Monday, February 15, 2016

diy plate wall

About nine months ago, when planning my best friends baby shower, I started to have an appreciation for vintage teacups and plates. I decided to make soy candle teacups {each with matching saucers} as the party favors. This was quite the task. I spent three weekends of hunting, collecting, wheeling and dealing for teacup sets. With the help of my best friend's sister, we did successfully gather enough sets. However, it left me with a grown admiration for fine bone china.

Fun fact, "fine bone" china actually consists of cow bone. If you are interested to learn about the contents and process, I read a short article at Knowledge Nuts about them... the last paragraph is a bit crazy!

Back to my diy plate wall! With my new delight for not only teacups,  I started noticing images on pinterest of plates being displayed on walls. Well, naturally I fell in love...

featured at {decor extra} & seriously worth checking out the entire featured home - GORGEOUS!

{Fancy Shack}

so loving the layering! {the endearing home}

obsessed with the mix of textures {on sutton place}

...and so my plate collection started with a gorgeous yellow rose
made in England plate I found at an antique thrift store.

I was starting with a completely blank wall in my dining room.

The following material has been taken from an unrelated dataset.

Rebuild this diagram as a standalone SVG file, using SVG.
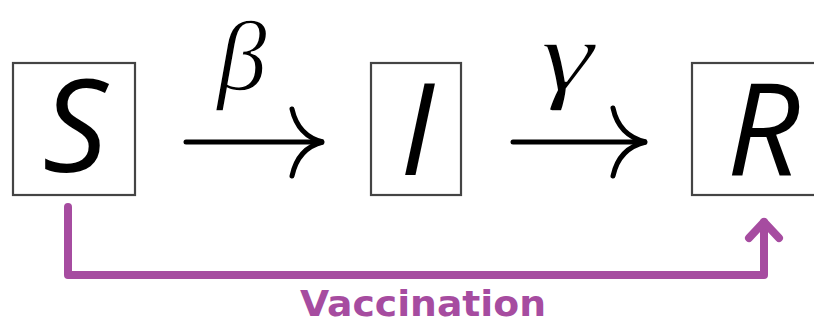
<svg xmlns="http://www.w3.org/2000/svg" width="814" height="324" viewBox="0 0 814 324">
<style>
.box{fill:#fff;stroke:#444;stroke-width:2.2}
.var{font-family:"Open Sans","DejaVu Sans",sans-serif;font-style:italic;font-size:128px;fill:#000;text-anchor:middle}
.greek{font-family:"Liberation Serif","DejaVu Serif",serif;font-style:italic;fill:#000;stroke:#fff;stroke-width:1.6;text-anchor:middle}
.arr{fill:none;stroke:#000;stroke-width:5;stroke-linecap:round}
.vac{fill:none;stroke:#a64ca0;stroke-width:8;stroke-linecap:round;stroke-linejoin:round}
.vlabel{font-family:"DejaVu Sans",sans-serif;font-weight:bold;font-size:36px;fill:#a64ca0;text-anchor:middle}
</style>
<rect width="814" height="324" fill="#fff"/>
<g id="node-S">
<rect class="box" x="13" y="63" width="122" height="132"/>
<text class="var" x="75" y="172">S</text>
</g>
<g id="node-I">
<rect class="box" x="371" y="63" width="90" height="132"/>
<text class="var" x="417" y="175">I</text>
</g>
<g id="node-R">
<rect class="box" x="692" y="63" width="130" height="132"/>
<text class="var" x="763" y="175">R</text>
</g>
<g id="connectors">
<g id="edge-beta">
<path class="arr" d="M186,142 H322"/>
<path class="arr" d="M292,109 Q298,136 323,142 Q298,148 292,176"/>
<text class="greek" x="242" y="90" font-size="100">β</text>
</g>
<g id="edge-gamma">
<path class="arr" d="M513,142 H645"/>
<path class="arr" d="M613,108 Q619,136 646,142 Q619,148 613,176"/>
<text class="greek" transform="translate(567,0) scale(1.35,1)" x="0" y="90" font-size="100">γ</text>
</g>
<g id="edge-vaccination">
<path class="vac" d="M68,207 V275 H764 V222"/>
<path class="vac" d="M749,238 L764,222 L779,238"/>
<text class="vlabel" x="423" y="316" textLength="246" lengthAdjust="spacingAndGlyphs">Vaccination</text>
</g>
</g>
</svg>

I decided to start my wall with these wooden medallions I picked up from Home Goods months ago and hadn't found a spot for yet. It seemed like the perfect way to add more texture to my wall display. These are the foundation of my display so I made to get them centered and leveled just right!

I picked up these plate hangers up at Hobby Lobby - they are also available at Amazon. They run $2 each. You wet the glue side and let it get sticky. Then you press it on the back of the plate according to how you want it hung. They do need to try overnight before attempting to hang them.

Then it was time to hang the plates. I had collected a variety of six of them. Four salad plates {which estimate around eight inches}, and two butter plates {which are each about 6 inches}. Each plate was collected from different places {antique shops, consignment markets, even Etsy}. My main goal was to collect an eclectic assortment, especially a variety of color.

I didn't do any measuring or leveling when hanging my plates. I winged it by eyeballing where I thought they should go. Because each piece is different, even slightly in the shape and size - I didn't see the need to obsess over precise placement.